I'll say it again...and this man is your president.
The standard Bush set four years ago and repeated last week is that we shouldn't take one life—even an embryonic life—in order to save others. Cost-benefit analysis is never sufficient grounds for the premeditated killing of civilians—except when it comes to the death penalty. When the discussion shifts from embryos to murderers, Bush and his spokesmen routinely argue that killing is justified not because murderers deserve it, but because it's moral to take one life in order to save others. He doesn't say that Person A should be executed because Person A is a danger to society.
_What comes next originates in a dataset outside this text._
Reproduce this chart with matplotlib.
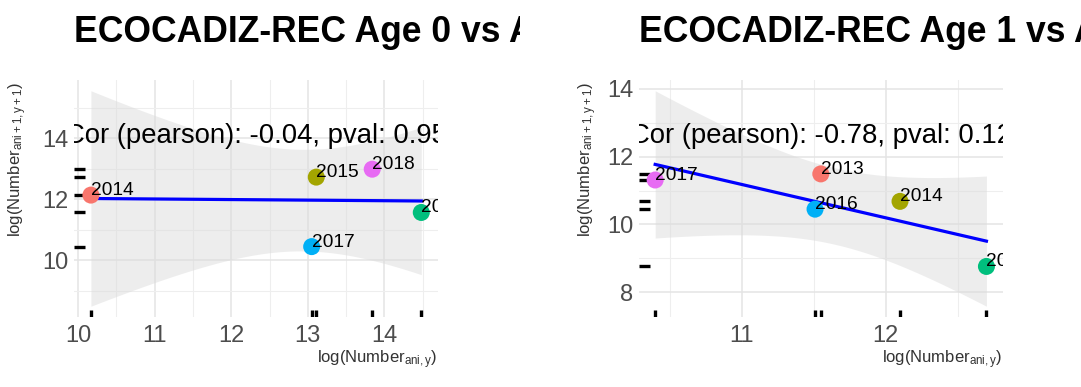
import numpy as np
import matplotlib
matplotlib.use("Agg")
import matplotlib.pyplot as plt
from matplotlib.transforms import Bbox, TransformedBbox

plt.rcParams["font.family"] = ["Liberation Sans", "DejaVu Sans"]
plt.rcParams["mathtext.fontset"] = "custom"
plt.rcParams["mathtext.rm"] = "Liberation Sans"
plt.rcParams["mathtext.it"] = "Liberation Sans:italic"

# ---- data ---------------------------------------------------------------
titles = ["ECOCADIZ-REC Age 0 vs Age 1", "ECOCADIZ-REC Age 1 vs Age 2"]

years_a = ["2014", "2015", "2016", "2017", "2018"]
x_a = [10.17, 13.11, 14.48, 13.05, 13.84]
y_a = [12.13, 12.72, 11.56, 10.44, 12.98]

years_b = ["2013", "2014", "2015", "2016", "2017"]
x_b = [11.55, 12.10, 12.70, 11.51, 10.40]
y_b = [11.49, 10.68, 8.76, 10.45, 11.31]

cor_vals = [-0.04, -0.78]
pvals = [0.95, 0.12]

x_major = [[10, 11, 12, 13, 14], [11, 12]]
x_minor = [[10.5, 11.5, 12.5, 13.5, 14.5], [10.5, 11.5, 12.5]]
y_major = [[10, 12, 14], [8, 10, 12, 14]]
y_minor = [[9, 11, 13, 15], [9, 11, 13]]

year_colors = ["#F8766D", "#A3A500", "#00BF7D", "#00B0F6", "#E76BF3"]
T975_DF3 = 3.182446  # Student t quantile, 3 degrees of freedom

# ---- figure -------------------------------------------------------------
W, H = 1081, 387
fig = plt.figure(figsize=(W / 100, H / 100), dpi=100)


def px_axes(left, right, top, bottom):
    return fig.add_axes([left / W, 1 - bottom / H, (right - left) / W, (bottom - top) / H])


def lm_band(x, y, n=80):
    x = np.asarray(x, float)
    y = np.asarray(y, float)
    slope, icpt = np.polyfit(x, y, 1)
    xs = np.linspace(x.min(), x.max(), n)
    fit = icpt + slope * xs
    resid = y - (icpt + slope * x)
    s = np.sqrt(np.sum(resid ** 2) / (len(x) - 2))
    sxx = np.sum((x - x.mean()) ** 2)
    se = s * np.sqrt(1 / len(x) + (xs - x.mean()) ** 2 / sxx)
    return xs, fit, fit - T975_DF3 * se, fit + T975_DF3 * se


def expand(lo, hi, f=0.05):
    d = (hi - lo) * f
    return lo - d, hi + d


panels = [
    dict(years=years_a, x=x_a, y=y_a, box=(74.4, 437.8, 80, 317), ylab_x=18, title_clip=520),
    dict(years=years_b, x=x_b, y=y_b, box=(638.6, 1003, 80, 317), ylab_x=588, title_clip=W),
]

for i, p in enumerate(panels):
    left, right, top, bottom = p["box"]
    ax = px_axes(left, right, top, bottom)
    xs, fit, lo, hi = lm_band(p["x"], p["y"])

    ax.set_xlim(*expand(min(p["x"]), max(p["x"])))
    ax.set_ylim(*expand(min(min(p["y"]), lo.min()), max(max(p["y"]), hi.max())))

    for s in ax.spines.values():
        s.set_visible(False)
    ax.set_xticks(x_major[i])
    ax.set_yticks(y_major[i])
    ax.set_xticks(x_minor[i], minor=True)
    ax.set_yticks(y_minor[i], minor=True)
    ax.grid(True, which="major", color="#E4E4E4", lw=1.1)
    ax.grid(True, which="minor", color="#EEEEEE", lw=0.8)
    ax.set_axisbelow(True)
    ax.tick_params(which="both", length=0)
    ax.tick_params(axis="x", pad=6, labelsize=17, labelcolor="#4D4D4D")
    ax.tick_params(axis="y", pad=4, labelsize=17, labelcolor="#4D4D4D")

    # confidence band and fitted line
    ax.fill_between(xs, lo, hi, color="#DCDCDC", alpha=0.5, lw=0, zorder=1)
    ax.plot(xs, fit, color="#0000FF", lw=2.3, zorder=3)

    # rugs along the bottom and left edges
    for xv in p["x"]:
        ax.plot([xv, xv], [0, 0.03], transform=ax.get_xaxis_transform(),
                color="black", lw=2.4, solid_capstyle="butt", zorder=2)
    for yv in p["y"]:
        ax.plot([0, 0.03], [yv, yv], transform=ax.get_yaxis_transform(),
                color="black", lw=2.4, solid_capstyle="butt", zorder=2)

    ax.scatter(p["x"], p["y"], s=150, c=year_colors, lw=0, zorder=4)
    for yr, xv, yv in zip(p["years"], p["x"], p["y"]):
        ax.text(xv, yv, yr, fontsize=13.8, color="black", ha="left", va="baseline",
                zorder=5, clip_on=True)

    ax.text(0.5, 0.765, f"Cor (pearson): {cor_vals[i]:.2f}, pval: {pvals[i]:.2f}",
            transform=ax.transAxes, ha="center", va="center", fontsize=19.8,
            color="black", clip_on=True, zorder=6)

    # axis titles
    fig.text(right / W, 1 - 360 / H, r"log(Number$_{\mathrm{ani,y}}$)", ha="right",
             va="center", fontsize=12, color="#333333")
    fig.text(p["ylab_x"] / W, 1 - (top + 2) / H, r"log(Number$_{\mathrm{ani+1,y+1}}$)",
             rotation=90, ha="center", va="top", fontsize=12, color="#333333")

    # panel title, cut off at the edge of its plot region
    t = fig.text(left / W, 1 - 42 / H, titles[i], ha="left", va="baseline",
                 fontsize=25.6, fontweight="bold", color="black")
    t.set_clip_box(TransformedBbox(Bbox([[0, 0], [p["title_clip"] / W, 1]]), fig.transFigure))
    t.set_clip_on(True)

fig.savefig("out.png", dpi=100, facecolor="white")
He says that Person A should be executed because the execution will deter Person B from killing Person C.

[...]

"The use of federal money, taxpayers' money to promote science which destroys life in order to save life is—I'm against that. And therefore, if the bill does that, I will veto it."

—Bush, May 20, 2005

[...]

"I happen to believe that the death penalty, when properly applied, saves lives of others. And so I'm comfortable with my beliefs that there's no contradiction between the two."